- Side profile drawing of the MIT Monarch B

General information
- Type: Human-powered aircraft
- National origin: United States
- Manufacturer: Massachusetts Institute of Technology
- Designer: Juan R. Cruz, Mark Drela, John S. Langford
- Status: On display
- Number built: 1

History
- First flight: April 4, 1984
- Retired: October 12, 1984
- Developed from: MIT Monarch A
- Developed into: MIT Light Eagle

= MIT Monarch B =

1980s United States human-powered aircraft

The Monarch B was a human-powered aircraft, designed and built by graduates and undergraduates of the Massachusetts Institute of Technology, and won the £20,000 first prize for the Kremer World Speed Competition. It is a successor to the Monarch A HPA which preceded it.

== Development ==

The original Monarch HPA had been damaged in a nose-over landing on September 23, 1983. Over the winter of 1983/84, aspects of the craft were redesigned and rebuilt, in order to improve its performance. Work on these alterations commenced in December 1983, and were completed by early April 1984.

Modifications made included a new, redesigned, fuselage, with the pilot being seated in a recumbent position. The fuselage had a lower, longer profile than its predecessor had, with its trailing edge having a distinct chevron profile. Lateral control was no longer by wing warping, but was now achieved using ailerons attached to the trailing edge of the wing's outer sections.

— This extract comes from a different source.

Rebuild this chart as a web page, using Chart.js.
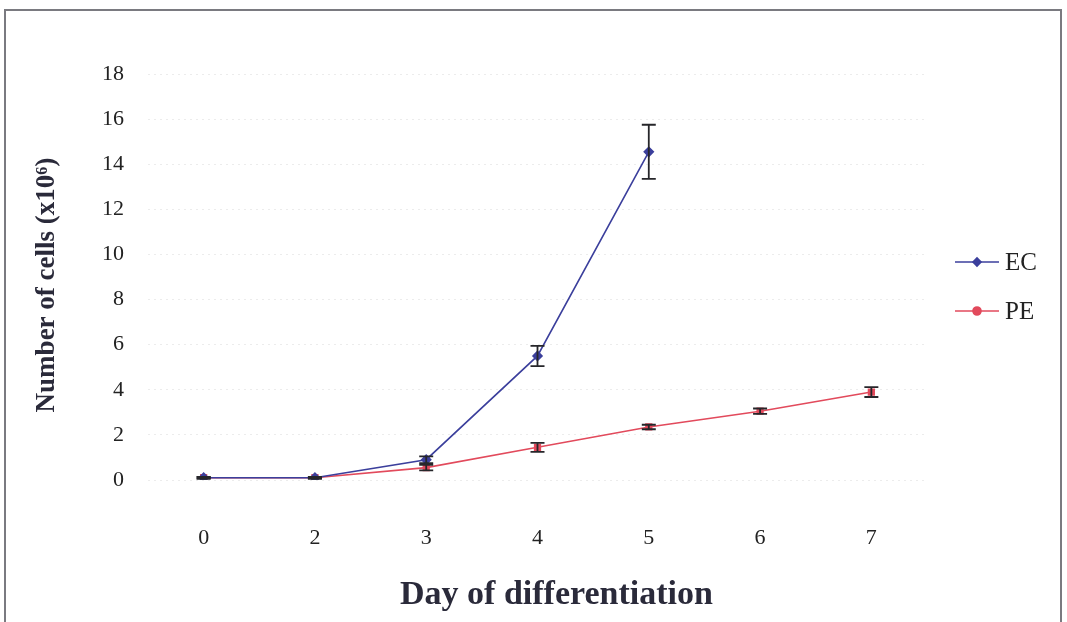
<!DOCTYPE html>
<html>
<head>
<meta charset="utf-8">
<script src="https://cdn.jsdelivr.net/npm/chart.js@4/dist/chart.umd.min.js"></script>
<style>
  html, body { margin: 0; padding: 0; background: #fff; }
  #wrap { position: relative; width: 1067px; height: 622px; overflow: hidden; }
  #frame { position: absolute; left: 4px; top: 9px; width: 1058px; height: 640px;
           border: 2px solid #7a7a80; box-sizing: border-box; pointer-events: none; }
  canvas { position: absolute; left: 0; top: 0; }
</style>
</head>
<body>
<div id="wrap">
  <canvas id="c" width="1067" height="622"></canvas>
  <div id="frame"></div>
</div>
<script>
// Days of differentiation (category axis)
const days = ['0', '2', '3', '4', '5', '6', '7'];
// Mean cell counts (x10^6)
const ecValues = [0.1, 0.1, 0.9, 5.5, 14.55, null, null];
const peValues = [0.1, 0.1, 0.55, 1.45, 2.35, 3.05, 3.9];
// Error bar half-lengths
const ecErrors = [0.04, 0.04, 0.15, 0.45, 1.2, null, null];
const peErrors = [0.04, 0.04, 0.12, 0.2, 0.1, 0.12, 0.22];
// Y axis range
const yTicks = { min: 0, max: 18, step: 2 };
// Axis titles
const xTitle = 'Day of differentiation';
const yTitle = 'Number of cells (x10\u2076)';

const EC_COLOR = '#3b3f9c';
const PE_COLOR = '#e24a5c';
const SERIF = '"Liberation Serif", "Times New Roman", serif';

// Vertical error bars with caps
const errorBars = {
  id: 'errorBars',
  afterDatasetsDraw(chart) {
    const ctx = chart.ctx;
    const x = chart.scales.x, y = chart.scales.y;
    const sets = [[ecValues, ecErrors], [peValues, peErrors]];
    ctx.save();
    ctx.strokeStyle = '#26262a';
    ctx.lineWidth = 1.8;
    sets.forEach(([vals, errs]) => {
      vals.forEach((v, i) => {
        if (v == null || errs[i] == null) return;
        const px = x.getPixelForValue(i);
        const top = y.getPixelForValue(v + errs[i]);
        const bot = y.getPixelForValue(v - errs[i]);
        ctx.beginPath();
        ctx.moveTo(px, top); ctx.lineTo(px, bot);
        ctx.moveTo(px - 7, top); ctx.lineTo(px + 7, top);
        ctx.moveTo(px - 7, bot); ctx.lineTo(px + 7, bot);
        ctx.stroke();
      });
    });
    ctx.restore();
  }
};

// Axis titles and the legend on the right
const annotations = {
  id: 'annotations',
  afterDraw(chart) {
    const ctx = chart.ctx;
    const area = chart.chartArea;
    ctx.save();
    ctx.fillStyle = '#2a2a3a';
    ctx.textAlign = 'center';
    ctx.textBaseline = 'middle';
    ctx.font = 'bold 34px ' + SERIF;
    ctx.fillText(xTitle, (area.left + area.right) / 2 + 19, 595);
    ctx.save();
    ctx.translate(47, (area.top + area.bottom) / 2 + 8);
    ctx.rotate(-Math.PI / 2);
    ctx.font = 'bold 27px ' + SERIF;
    ctx.fillText(yTitle, 0, 0);
    ctx.restore();

    const items = [
      { label: 'EC', color: EC_COLOR, style: 'rectRot', y: 262 },
      { label: 'PE', color: PE_COLOR, style: 'circle', y: 311 }
    ];
    items.forEach(it => {
      ctx.strokeStyle = it.color;
      ctx.lineWidth = 1.6;
      ctx.beginPath();
      ctx.moveTo(955, it.y); ctx.lineTo(999, it.y);
      ctx.stroke();
      ctx.fillStyle = it.color;
      Chart.helpers.drawPoint(ctx, { pointStyle: it.style, radius: 4, borderWidth: 1 }, 977, it.y);
      ctx.fill();
      ctx.fillStyle = '#222';
      ctx.font = '25px ' + SERIF;
      ctx.textBaseline = 'middle';
      ctx.textAlign = 'left';
      ctx.fillText(it.label, 1005, it.y + 1);
    });
    ctx.restore();
  }
};

new Chart(document.getElementById('c'), {
  type: 'line',
  data: {
    labels: days,
    datasets: [
      {
        label: 'EC', data: ecValues,
        borderColor: EC_COLOR, backgroundColor: EC_COLOR,
        borderWidth: 1.6, pointStyle: 'rectRot', pointRadius: 4.5,
        tension: 0
      },
      {
        label: 'PE', data: peValues,
        borderColor: PE_COLOR, backgroundColor: PE_COLOR,
        borderWidth: 1.6, pointStyle: 'rect', pointRadius: 4,
        tension: 0
      }
    ]
  },
  options: {
    responsive: false,
    animation: false,
    layout: { padding: { left: 0, right: 140, top: 74, bottom: 0 } },
    plugins: { legend: { display: false }, tooltip: { enabled: false } },
    scales: {
      x: {
        offset: true,
        grid: { display: false, drawTicks: false },
        border: { display: false },
        ticks: { color: '#222', font: { family: SERIF, size: 22 }, padding: 45 },
        afterFit(s) { s.height = 142; }
      },
      y: {
        min: yTicks.min, max: yTicks.max,
        grid: { color: 'rgba(0,0,0,0.075)', drawTicks: false, lineWidth: 1 },
        border: { display: false, dash: [2, 4] },
        ticks: { stepSize: yTicks.step, color: '#222', font: { family: SERIF, size: 22 }, padding: 24 },
        afterFit(s) { s.width = 148; }
      }
    }
  },
  plugins: [errorBars, annotations]
});
</script>
</body>
</html>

Changes were made to all three parts of the power systems; for the pilot, the gearing ratio of the chain drive changed; a new set of Ni-Cad cells, using a greater voltage, was installed; the propeller was modified to be variable pitch.

Designated the Monarch B, to distinguish it from its predecessor, the monoplane first flew on April 4, 1984, at Hanscom Field airport in Bedford, Massachusetts, with Frank Scarabino as pilot. Official attempts for the Kremer prize were made on May 3, 5, 6, and 7. On May 11, 1984, it traversed the Kremer course in an official time of 2 minutes 55 seconds, for which the MIT Monarch team were awarded the £20,000 prize.

The Monarch B made its final flight on October 12, 1984. It is now on display at the Boston Museum of Science.